The new package will run through next year and total about 50 billion euros (US$67 billion). Coming on top of an earlier plan worth 23 billion euros passed last month — criticized at home and abroad as too cautious — the new measures amount to one of the strongest stimulus plans so far in Europe.
The parliamentary leaders of both Merkel’s Christian Democrats and the Social Democrats told reporters the backbone of the new program involves investing between 17 billion euros and 18 billion euros to improve railways, roads and schools. They said the package also includes tax cuts and breaks, cuts to state health care contributions and one-off bonuses of 100 euros per child and 2,500 euros per car in exchange for junking a vehicle that is at least nine years old.

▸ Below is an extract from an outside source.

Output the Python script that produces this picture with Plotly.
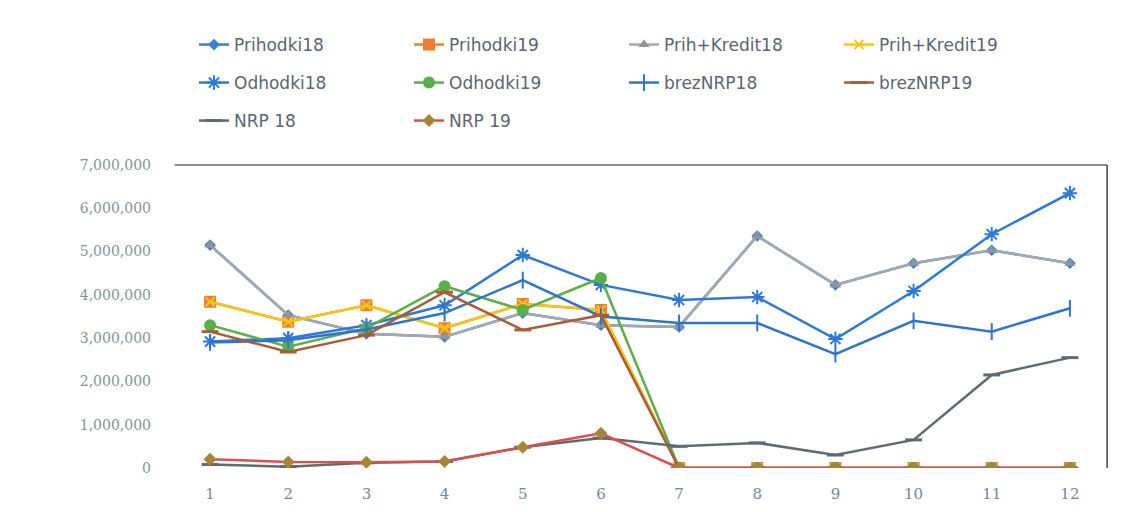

“All in all, it is a package that will help get us through the financial crisis and secure jobs,” Christian Democrat parliamentary president Volker Kauder told reporters.
Monday’s agreement, while widely expected, comes after weeks of bickering between the two parties over the best way to prevent Germany’s heavily export-dependent economy from sliding further into a recession and prevent job losses.
The EU’s largest economy is driven largely by exports, which in November saw their largest monthly drop since reunification in 1990.
The government in October also established a bailout package worth up to 500 billion euros. But only a handful of banks have used the fund, in part because of strict conditions on the money, including a salary cap for top managers.
Commerzbank AG is the largest private institution to tap the fund. Two separate requests totaling 18.2 billion euros have left the German government with a 25 percent stake in Germany’s No. 2 bank.
The new plan also comes in response to criticism that the earlier measures were poorly designed and executed, as well as evidence that the economic crisis is worsening in Germany.
Franz Muentefering, leader of the center-left Social Democrats — which share power with Merkel’s party — told the daily Bild newspaper that lawmakers hope this new package will have a more decisive affect.
“We are not under the illusion that we can plug all the holes,” Muentefering said. “But we are giving people the signal: We as politicians are doing everything humanly possible.”